Technology Review had a discussion of Charles Simonyi’s intentional programming work. Such a frustrating article. It didn’t say anything — certainly too little about how intentional programming is implemented. Most of the article was just saying, yes, cross layer design is always difficult, abstractions leak (not to mention sometimes abstraction leak is intentional to preserve performance), so on and so forth.

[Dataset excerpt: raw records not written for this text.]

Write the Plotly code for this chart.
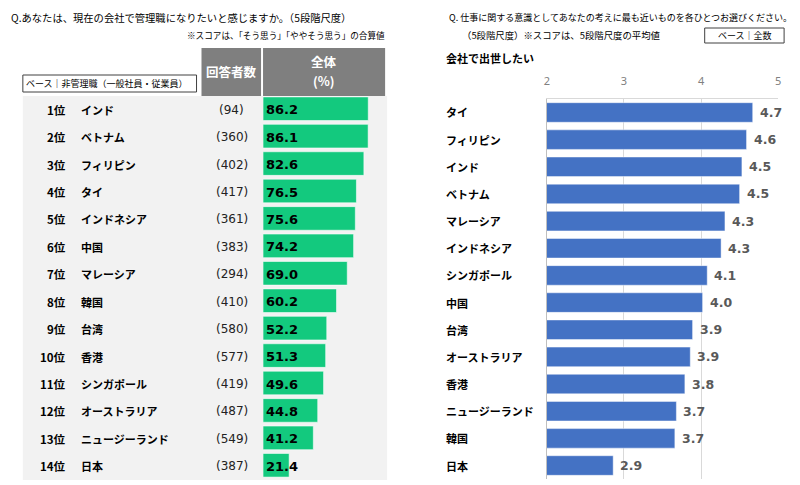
import plotly.graph_objects as go

# ---------------- data ----------------
left_ranks = list(range(1, 15))
left_countries = ["インド", "ベトナム", "フィリピン", "タイ", "インドネシア", "中国", "マレーシア",
                  "韓国", "台湾", "香港", "シンガポール", "オーストラリア", "ニュージーランド", "日本"]
left_counts = [94, 360, 402, 417, 361, 383, 294, 410, 580, 577, 419, 487, 549, 387]
left_values = [86.2, 86.1, 82.6, 76.5, 75.6, 74.2, 69.0, 60.2, 52.2, 51.3, 49.6, 44.8, 41.2, 21.4]

right_countries = ["タイ", "フィリピン", "インド", "ベトナム", "マレーシア", "インドネシア", "シンガポール",
                   "中国", "台湾", "オーストラリア", "香港", "ニュージーランド", "韓国", "日本"]
right_values = [4.67, 4.59, 4.53, 4.50, 4.31, 4.26, 4.08, 4.02, 3.89, 3.86, 3.79, 3.68, 3.66, 2.86]
right_ticks = [2, 3, 4, 5]

W, H = 800, 485
def px(x): return x / W
def py(y): return 1 - y / H

JP = "Noto Sans CJK JP"
NUM = "DejaVu Sans"
GREEN = "#13c97e"
BLUE = "#4472c4"

fig = go.Figure()

fig.add_trace(go.Bar(
    x=left_values, y=left_countries, orientation="h", width=0.86,
    marker=dict(color=GREEN, line=dict(color="rgba(255,255,255,0.55)", width=1)),
    xaxis="x", yaxis="y", hoverinfo="skip", showlegend=False,
))
fig.add_trace(go.Bar(
    x=right_values, y=right_countries, orientation="h", width=0.72,
    marker=dict(color=BLUE, line=dict(color="rgba(255,255,255,0.45)", width=1)),
    xaxis="x2", yaxis="y2", hoverinfo="skip", showlegend=False,
))

ann = []
# titles
ann.append(dict(text="Q.あなたは、現在の会社で管理職になりたいと感じますか。（5段階尺度）",
                x=px(6), y=py(18), xanchor="left", yanchor="middle",
                font=dict(family=JP, size=10.3, color="#000")))
ann.append(dict(text="※スコアは、「そう思う」「ややそう思う」の合算値",
                x=px(387), y=py(35), xanchor="right", yanchor="middle",
                font=dict(family=JP, size=8.6, color="#000")))
ann.append(dict(text="ベース｜非管理職（一般社員・従業員）",
                x=px(21), y=py(83.5), xanchor="left", yanchor="middle",
                font=dict(family=JP, size=9, color="#000")))
ann.append(dict(text="<b>回答者数</b>", x=px(230), y=py(71), xanchor="center", yanchor="middle",
                font=dict(family=JP, size=12.5, color="white")))
ann.append(dict(text="<b>全体</b>", x=px(323.5), y=py(62), xanchor="center", yanchor="middle",
                font=dict(family=JP, size=12.5, color="white")))
ann.append(dict(text="<b>(%)</b>", x=px(323.5), y=py(81), xanchor="center", yanchor="middle",
                font=dict(family=JP, size=12.5, color="white")))

for r, c, n, v in zip(left_ranks, left_countries, left_counts, left_values):
    ann.append(dict(text=f"<b>{r}位</b>", x=px(65), xref="paper", y=c, yref="y",
                    xanchor="right", yanchor="middle", yshift=-1,
                    font=dict(family=JP, size=11.5, color="#000")))
    ann.append(dict(text=f"<b>{c}</b>", x=px(77), xref="paper", y=c, yref="y",
                    xanchor="left", yanchor="middle", yshift=-1,
                    font=dict(family=JP, size=11, color="#000")))
    ann.append(dict(text=f"({n})", x=px(230.5), xref="paper", y=c, yref="y",
                    xanchor="center", yanchor="middle", yshift=-1,
                    font=dict(family=NUM, size=12, color="#222")))
    ann.append(dict(text=f"<b>{v:.1f}</b>", x=0, xref="x", y=c, yref="y",
                    xanchor="left", yanchor="middle", xshift=1, yshift=-1,
                    font=dict(family=NUM, size=13, color="#000")))

# right panel texts
ann.append(dict(text="Q. 仕事に関する意識としてあなたの考えに最も近いものを各ひとつお選びください。",
                x=px(447), y=py(18), xanchor="left", yanchor="middle",
                font=dict(family=JP, size=9.0, color="#000")))
ann.append(dict(text="（5段階尺度）※スコアは、5段階尺度の平均値",
                x=px(460), y=py(35), xanchor="left", yanchor="middle",
                font=dict(family=JP, size=9.4, color="#000")))
ann.append(dict(text="ベース｜全数", x=px(747.5), y=py(35.5), xanchor="center", yanchor="middle",
                font=dict(family=JP, size=9, color="#000")))
ann.append(dict(text="<b>会社で出世したい</b>", x=px(444), y=py(58), xanchor="left", yanchor="middle",
                font=dict(family=JP, size=11, color="#000")))
for c, v in zip(right_countries, right_values):
    ann.append(dict(text=f"<b>{c}</b>", x=px(444), xref="paper", y=c, yref="y2",
                    xanchor="left", yanchor="middle",
                    font=dict(family=JP, size=11, color="#000")))
    ann.append(dict(text=f"<b>{v:.1f}</b>", x=v, xref="x2", y=c, yref="y2",
                    xanchor="left", yanchor="middle", xshift=5,
                    font=dict(family=NUM, size=12.5, color="#595959")))

for a in ann:
    a.setdefault("xref", "paper")
    a.setdefault("yref", "paper")
    a["showarrow"] = False

shapes = [
    dict(type="rect", xref="paper", yref="paper", x0=px(20), x1=px(387), y0=py(480), y1=py(96),
         fillcolor="#f2f2f2", line=dict(width=0), layer="below"),
    dict(type="rect", xref="paper", yref="paper", x0=px(200), x1=px(260), y0=py(96), y1=py(48),
         fillcolor="#7f7f7f", line=dict(width=0), layer="below"),
    dict(type="rect", xref="paper", yref="paper", x0=px(262), x1=px(385), y0=py(96), y1=py(48),
         fillcolor="#7f7f7f", line=dict(width=0), layer="below"),
    dict(type="rect", xref="paper", yref="paper", x0=px(20), x1=px(195), y0=py(92), y1=py(75),
         fillcolor="white", line=dict(color="#404040", width=1), layer="below"),
    dict(type="rect", xref="paper", yref="paper", x0=px(707), x1=px(787), y0=py(43), y1=py(28),
         fillcolor="white", line=dict(color="#404040", width=1), layer="below"),
]

fig.update_layout(
    width=W, height=H, margin=dict(l=0, r=0, t=0, b=0),
    paper_bgcolor="white", plot_bgcolor="rgba(0,0,0,0)",
    showlegend=False, annotations=ann, shapes=shapes,
    xaxis=dict(domain=[px(262), px(385)], range=[0, 100], visible=False, fixedrange=True),
    yaxis=dict(domain=[py(479), py(95)], type="category", categoryorder="array",
               categoryarray=left_countries, autorange="reversed", visible=False),
    xaxis2=dict(domain=[px(548), px(781)], range=[2, 5], anchor="y2", side="top",
                tickvals=right_ticks, ticktext=[str(t) for t in right_ticks],
                showgrid=True, gridcolor="#d9d9d9", gridwidth=1,
                showline=True, linecolor="#d9d9d9", zeroline=False, ticks="",
                ticklabelstandoff=9,
                tickfont=dict(family="Noto Sans", size=11, color="#808080")),
    yaxis2=dict(domain=[py(479.1), py(98.9)], anchor="x2", type="category", categoryorder="array",
                categoryarray=right_countries, autorange="reversed",
                showticklabels=False, showgrid=False, zeroline=False, ticks="",
                showline=True, linecolor="#bfbfbf"),
)

fig.write_html("out.html", config={"displayModeBar": False},
               post_script="document.body.style.margin='0';document.body.style.overflow='hidden';")
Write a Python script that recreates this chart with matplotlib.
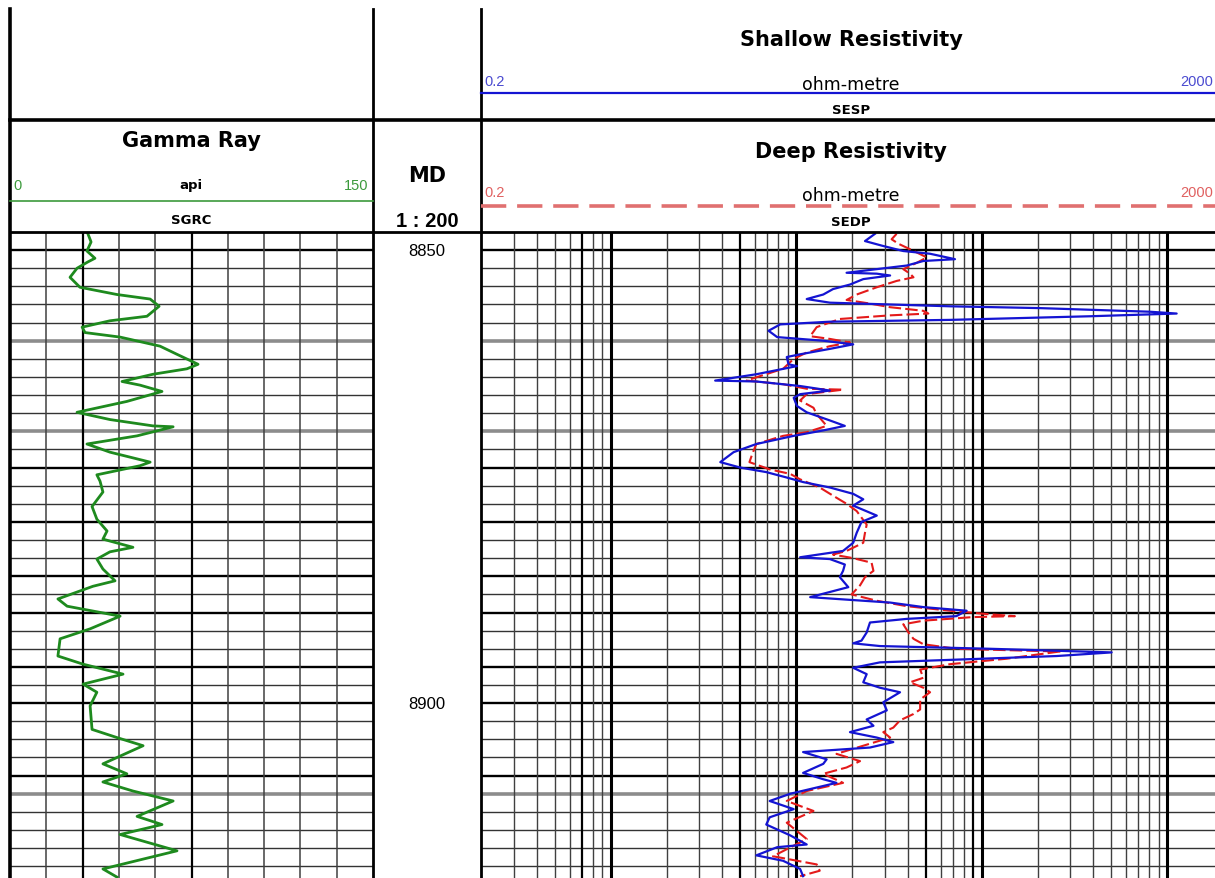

No, the reason this was an interesting article was the biographical part, and of the biographical part was a nugget of a quote by Simonyi:
Simonyi was born in Budapest in 1948. The son of a physics professor, he fell in love at 15 with his first computer–a mammoth Russian Ural II in Hungary’s Central Statistical Office. By the 1960s, the Ural, which received its instructions through cash-register-style keys and had a roomful of vacuum tubes to perform calculations, would already have been a relic anywhere else in the world. But Hungary’s Communist leaders were trying to use the Soviet castoff to optimize rail and trucking schedules. The Ural wasn’t up to the task: there was no way to input real-time data on shipments. “It was completely hopeless,” Simonyi recalls. “It could have been done very easily by supply and demand. Unfortunately, that was politically incorrect.”
An apt observation that the free market is but a machine of humans running an optimization algorithm.